:: EXERCISE ::
Find the lines holding the string "code" in the data, then copy all of them.

## Start EXTRACTED MATERIAL

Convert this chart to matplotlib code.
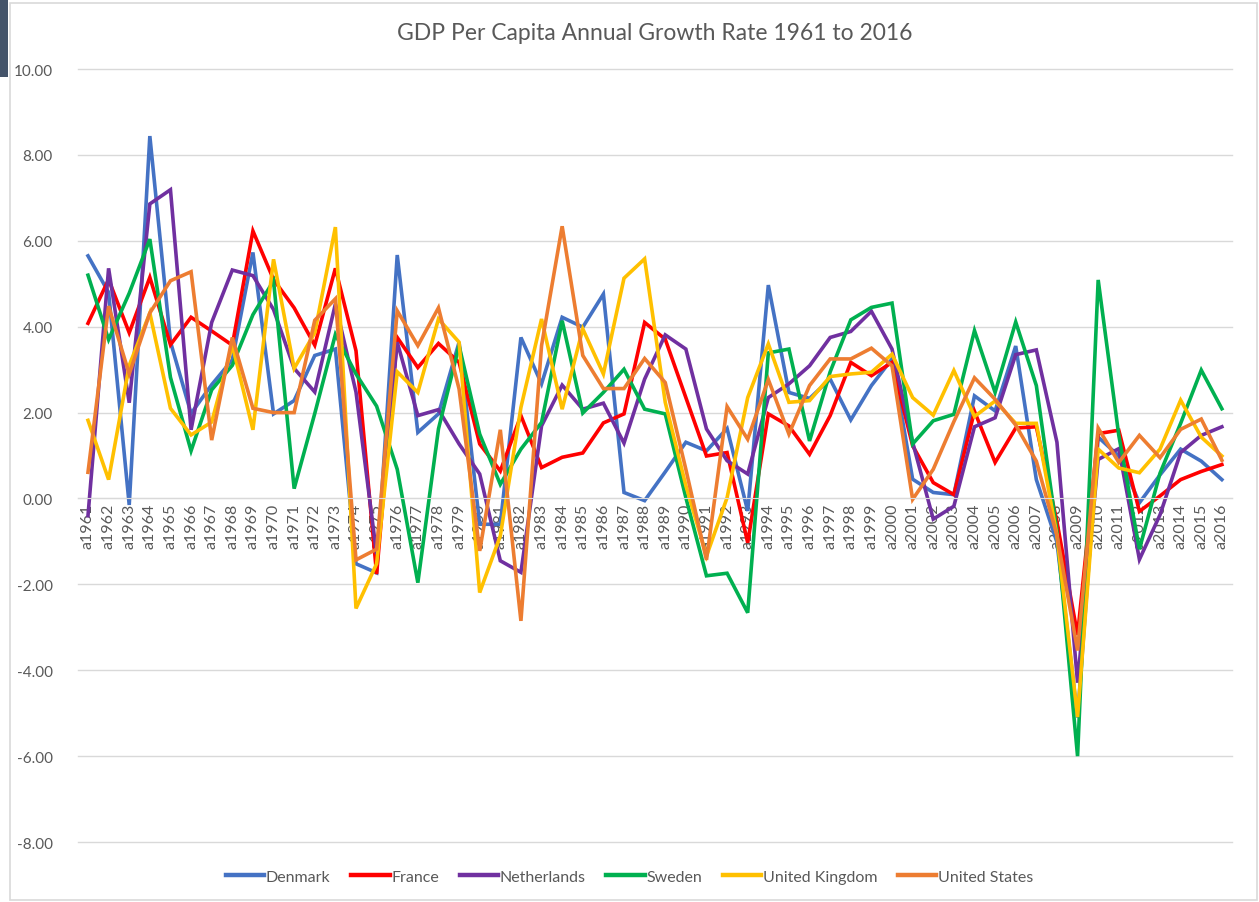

## End EXTRACTED MATERIAL
## Start EXTRACTED MATERIAL

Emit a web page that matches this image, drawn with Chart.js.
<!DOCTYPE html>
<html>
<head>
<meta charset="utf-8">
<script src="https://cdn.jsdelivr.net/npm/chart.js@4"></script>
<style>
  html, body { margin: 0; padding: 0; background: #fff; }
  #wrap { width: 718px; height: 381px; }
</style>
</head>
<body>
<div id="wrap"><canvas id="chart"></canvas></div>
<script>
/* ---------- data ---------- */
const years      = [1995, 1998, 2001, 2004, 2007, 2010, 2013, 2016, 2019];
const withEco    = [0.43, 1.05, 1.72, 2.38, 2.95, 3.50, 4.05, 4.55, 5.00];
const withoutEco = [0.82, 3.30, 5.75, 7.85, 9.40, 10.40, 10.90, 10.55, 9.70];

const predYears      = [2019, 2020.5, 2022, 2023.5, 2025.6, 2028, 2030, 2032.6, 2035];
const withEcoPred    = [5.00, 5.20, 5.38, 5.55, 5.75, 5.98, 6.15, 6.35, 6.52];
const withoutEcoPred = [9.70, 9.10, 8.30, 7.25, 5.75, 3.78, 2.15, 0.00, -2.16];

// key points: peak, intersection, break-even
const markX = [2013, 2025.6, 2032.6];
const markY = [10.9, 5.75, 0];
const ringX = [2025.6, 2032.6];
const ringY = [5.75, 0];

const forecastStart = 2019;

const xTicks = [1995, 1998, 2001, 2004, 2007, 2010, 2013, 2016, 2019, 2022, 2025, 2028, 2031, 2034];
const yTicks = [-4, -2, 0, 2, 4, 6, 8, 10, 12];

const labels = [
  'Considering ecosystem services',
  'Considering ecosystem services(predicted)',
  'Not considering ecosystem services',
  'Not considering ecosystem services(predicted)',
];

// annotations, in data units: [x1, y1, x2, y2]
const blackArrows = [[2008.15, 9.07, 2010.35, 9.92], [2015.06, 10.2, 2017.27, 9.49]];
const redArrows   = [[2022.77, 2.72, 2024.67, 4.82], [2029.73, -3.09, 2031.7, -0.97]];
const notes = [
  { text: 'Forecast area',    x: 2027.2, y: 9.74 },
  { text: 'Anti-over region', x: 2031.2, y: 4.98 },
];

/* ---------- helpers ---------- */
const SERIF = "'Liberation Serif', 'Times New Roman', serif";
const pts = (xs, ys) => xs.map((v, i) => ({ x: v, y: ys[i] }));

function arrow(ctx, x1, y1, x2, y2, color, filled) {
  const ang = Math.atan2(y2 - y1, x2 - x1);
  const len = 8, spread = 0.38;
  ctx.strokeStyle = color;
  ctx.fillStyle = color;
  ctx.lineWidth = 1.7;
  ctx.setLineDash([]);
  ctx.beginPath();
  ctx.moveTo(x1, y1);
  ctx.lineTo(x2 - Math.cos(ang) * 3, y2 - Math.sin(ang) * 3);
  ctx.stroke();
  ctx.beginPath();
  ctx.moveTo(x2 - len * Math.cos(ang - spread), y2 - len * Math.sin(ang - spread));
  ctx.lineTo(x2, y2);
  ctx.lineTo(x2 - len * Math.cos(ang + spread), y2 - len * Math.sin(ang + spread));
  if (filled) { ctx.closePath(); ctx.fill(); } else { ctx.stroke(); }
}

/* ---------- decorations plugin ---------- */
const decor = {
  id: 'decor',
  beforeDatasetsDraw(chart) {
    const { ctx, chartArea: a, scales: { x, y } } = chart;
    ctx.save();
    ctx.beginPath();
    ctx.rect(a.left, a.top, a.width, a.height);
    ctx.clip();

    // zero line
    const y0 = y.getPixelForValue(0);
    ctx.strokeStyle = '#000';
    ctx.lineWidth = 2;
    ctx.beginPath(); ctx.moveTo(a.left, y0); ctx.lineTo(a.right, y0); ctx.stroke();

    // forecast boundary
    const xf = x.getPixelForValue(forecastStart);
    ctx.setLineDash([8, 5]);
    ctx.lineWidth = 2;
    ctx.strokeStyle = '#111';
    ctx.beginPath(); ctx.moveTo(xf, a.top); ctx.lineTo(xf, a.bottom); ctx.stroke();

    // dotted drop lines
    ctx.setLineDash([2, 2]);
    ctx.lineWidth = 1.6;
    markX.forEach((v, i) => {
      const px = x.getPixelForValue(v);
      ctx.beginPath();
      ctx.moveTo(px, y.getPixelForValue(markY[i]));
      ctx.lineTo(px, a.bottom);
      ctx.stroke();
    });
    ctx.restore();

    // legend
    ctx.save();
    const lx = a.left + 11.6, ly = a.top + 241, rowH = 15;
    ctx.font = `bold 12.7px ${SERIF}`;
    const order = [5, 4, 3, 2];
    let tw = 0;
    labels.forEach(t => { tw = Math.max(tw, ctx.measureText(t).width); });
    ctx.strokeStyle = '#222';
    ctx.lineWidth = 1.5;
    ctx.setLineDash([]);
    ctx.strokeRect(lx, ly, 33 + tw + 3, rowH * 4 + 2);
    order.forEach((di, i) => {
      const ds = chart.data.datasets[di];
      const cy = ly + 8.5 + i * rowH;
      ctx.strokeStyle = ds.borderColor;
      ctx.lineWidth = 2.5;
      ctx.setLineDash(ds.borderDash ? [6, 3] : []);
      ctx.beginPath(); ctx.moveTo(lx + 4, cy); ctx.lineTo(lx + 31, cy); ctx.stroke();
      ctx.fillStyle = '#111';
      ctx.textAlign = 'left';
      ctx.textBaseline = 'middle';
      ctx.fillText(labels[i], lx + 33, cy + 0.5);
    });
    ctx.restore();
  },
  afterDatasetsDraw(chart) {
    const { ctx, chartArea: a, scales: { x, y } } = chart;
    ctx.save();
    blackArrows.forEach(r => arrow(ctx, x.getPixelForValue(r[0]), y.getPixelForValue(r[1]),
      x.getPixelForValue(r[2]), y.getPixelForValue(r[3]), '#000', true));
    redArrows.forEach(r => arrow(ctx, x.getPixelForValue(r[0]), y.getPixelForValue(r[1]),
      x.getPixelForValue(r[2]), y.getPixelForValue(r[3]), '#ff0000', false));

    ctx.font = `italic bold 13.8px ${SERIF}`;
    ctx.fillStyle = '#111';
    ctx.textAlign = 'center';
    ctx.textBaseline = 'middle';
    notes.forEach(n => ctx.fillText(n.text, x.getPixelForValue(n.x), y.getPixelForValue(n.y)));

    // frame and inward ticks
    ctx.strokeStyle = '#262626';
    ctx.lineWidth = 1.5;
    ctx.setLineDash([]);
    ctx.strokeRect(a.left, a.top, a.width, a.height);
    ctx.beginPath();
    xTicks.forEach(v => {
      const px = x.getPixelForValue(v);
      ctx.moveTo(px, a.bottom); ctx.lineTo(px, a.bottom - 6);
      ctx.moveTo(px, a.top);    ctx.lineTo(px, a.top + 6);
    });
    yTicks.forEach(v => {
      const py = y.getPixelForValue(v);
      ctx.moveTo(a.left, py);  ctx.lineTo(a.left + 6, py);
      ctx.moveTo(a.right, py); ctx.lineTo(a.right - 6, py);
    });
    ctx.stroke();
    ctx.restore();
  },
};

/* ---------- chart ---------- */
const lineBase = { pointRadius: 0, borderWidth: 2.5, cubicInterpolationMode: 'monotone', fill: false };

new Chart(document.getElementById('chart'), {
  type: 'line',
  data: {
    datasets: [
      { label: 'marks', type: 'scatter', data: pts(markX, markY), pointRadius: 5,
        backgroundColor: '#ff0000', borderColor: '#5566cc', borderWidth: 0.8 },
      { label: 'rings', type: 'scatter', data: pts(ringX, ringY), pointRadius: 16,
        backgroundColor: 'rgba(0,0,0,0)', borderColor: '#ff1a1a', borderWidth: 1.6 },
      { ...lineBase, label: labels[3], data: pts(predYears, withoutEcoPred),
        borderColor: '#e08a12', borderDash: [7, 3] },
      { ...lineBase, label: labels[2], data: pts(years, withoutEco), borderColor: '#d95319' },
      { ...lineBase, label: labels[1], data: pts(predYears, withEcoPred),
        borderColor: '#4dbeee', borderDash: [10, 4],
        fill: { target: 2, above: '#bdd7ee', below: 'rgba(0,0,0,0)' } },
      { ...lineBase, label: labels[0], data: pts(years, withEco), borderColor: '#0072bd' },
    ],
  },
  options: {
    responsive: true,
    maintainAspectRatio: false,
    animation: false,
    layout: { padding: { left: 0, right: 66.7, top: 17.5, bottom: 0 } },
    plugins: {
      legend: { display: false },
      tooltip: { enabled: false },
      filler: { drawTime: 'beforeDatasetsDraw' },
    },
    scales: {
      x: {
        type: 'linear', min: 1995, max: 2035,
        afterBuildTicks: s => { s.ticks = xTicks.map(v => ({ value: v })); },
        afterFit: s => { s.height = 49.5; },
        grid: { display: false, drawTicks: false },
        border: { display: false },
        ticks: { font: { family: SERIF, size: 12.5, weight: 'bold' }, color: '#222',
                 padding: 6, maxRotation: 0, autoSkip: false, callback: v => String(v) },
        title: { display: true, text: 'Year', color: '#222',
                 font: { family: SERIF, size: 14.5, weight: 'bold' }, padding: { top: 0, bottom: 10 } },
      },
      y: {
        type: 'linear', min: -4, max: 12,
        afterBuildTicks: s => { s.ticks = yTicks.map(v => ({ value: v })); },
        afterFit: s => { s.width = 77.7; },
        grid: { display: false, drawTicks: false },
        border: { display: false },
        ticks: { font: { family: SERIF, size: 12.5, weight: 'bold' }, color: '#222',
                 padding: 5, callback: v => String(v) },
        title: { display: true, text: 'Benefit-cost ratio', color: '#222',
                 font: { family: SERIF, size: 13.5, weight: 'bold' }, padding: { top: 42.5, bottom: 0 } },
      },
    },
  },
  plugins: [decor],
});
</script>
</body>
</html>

## End EXTRACTED MATERIAL
## Start EXTRACTED MATERIAL

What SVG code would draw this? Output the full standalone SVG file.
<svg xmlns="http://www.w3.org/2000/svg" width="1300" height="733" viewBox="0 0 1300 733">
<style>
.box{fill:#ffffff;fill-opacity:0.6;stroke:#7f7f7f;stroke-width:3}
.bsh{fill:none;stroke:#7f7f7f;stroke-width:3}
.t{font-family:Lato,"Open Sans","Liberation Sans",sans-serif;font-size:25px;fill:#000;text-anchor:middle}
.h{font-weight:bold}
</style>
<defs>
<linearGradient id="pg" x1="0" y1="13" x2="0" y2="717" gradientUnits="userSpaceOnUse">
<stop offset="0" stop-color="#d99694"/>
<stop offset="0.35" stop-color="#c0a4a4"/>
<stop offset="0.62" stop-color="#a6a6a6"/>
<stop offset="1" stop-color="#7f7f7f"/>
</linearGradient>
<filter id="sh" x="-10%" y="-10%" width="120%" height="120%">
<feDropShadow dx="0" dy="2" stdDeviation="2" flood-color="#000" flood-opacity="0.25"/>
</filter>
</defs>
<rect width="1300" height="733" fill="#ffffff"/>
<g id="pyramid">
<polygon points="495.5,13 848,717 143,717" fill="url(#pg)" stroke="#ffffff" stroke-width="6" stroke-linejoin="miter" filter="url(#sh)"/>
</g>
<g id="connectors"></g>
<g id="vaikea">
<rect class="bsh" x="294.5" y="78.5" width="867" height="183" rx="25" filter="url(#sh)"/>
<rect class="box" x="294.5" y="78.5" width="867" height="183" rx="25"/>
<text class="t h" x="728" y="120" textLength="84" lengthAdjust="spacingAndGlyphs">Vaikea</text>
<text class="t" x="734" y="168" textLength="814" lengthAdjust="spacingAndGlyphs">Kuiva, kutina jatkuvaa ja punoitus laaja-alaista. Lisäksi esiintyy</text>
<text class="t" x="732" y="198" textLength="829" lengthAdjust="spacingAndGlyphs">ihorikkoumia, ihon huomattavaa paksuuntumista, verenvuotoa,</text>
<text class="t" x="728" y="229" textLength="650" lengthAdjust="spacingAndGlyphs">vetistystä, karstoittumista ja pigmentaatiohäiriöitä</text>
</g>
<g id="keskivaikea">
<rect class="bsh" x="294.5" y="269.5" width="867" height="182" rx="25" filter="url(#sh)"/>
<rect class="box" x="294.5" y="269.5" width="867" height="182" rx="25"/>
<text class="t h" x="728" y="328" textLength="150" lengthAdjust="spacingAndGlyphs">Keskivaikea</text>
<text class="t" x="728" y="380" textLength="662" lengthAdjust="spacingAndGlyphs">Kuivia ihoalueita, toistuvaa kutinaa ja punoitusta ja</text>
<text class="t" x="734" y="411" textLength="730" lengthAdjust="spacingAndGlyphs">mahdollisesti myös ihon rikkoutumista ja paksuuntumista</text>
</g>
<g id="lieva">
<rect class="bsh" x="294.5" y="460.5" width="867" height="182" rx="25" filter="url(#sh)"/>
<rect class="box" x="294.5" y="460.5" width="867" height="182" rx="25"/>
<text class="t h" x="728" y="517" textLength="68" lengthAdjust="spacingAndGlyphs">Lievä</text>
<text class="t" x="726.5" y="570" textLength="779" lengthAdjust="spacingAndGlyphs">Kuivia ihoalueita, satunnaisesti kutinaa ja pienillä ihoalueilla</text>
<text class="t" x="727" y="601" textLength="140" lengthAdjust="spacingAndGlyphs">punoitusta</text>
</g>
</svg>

## End EXTRACTED MATERIAL

:: THE ANSWER ::
Convert this chart to matplotlib code.
What SVG code would draw this? Output the full standalone SVG file.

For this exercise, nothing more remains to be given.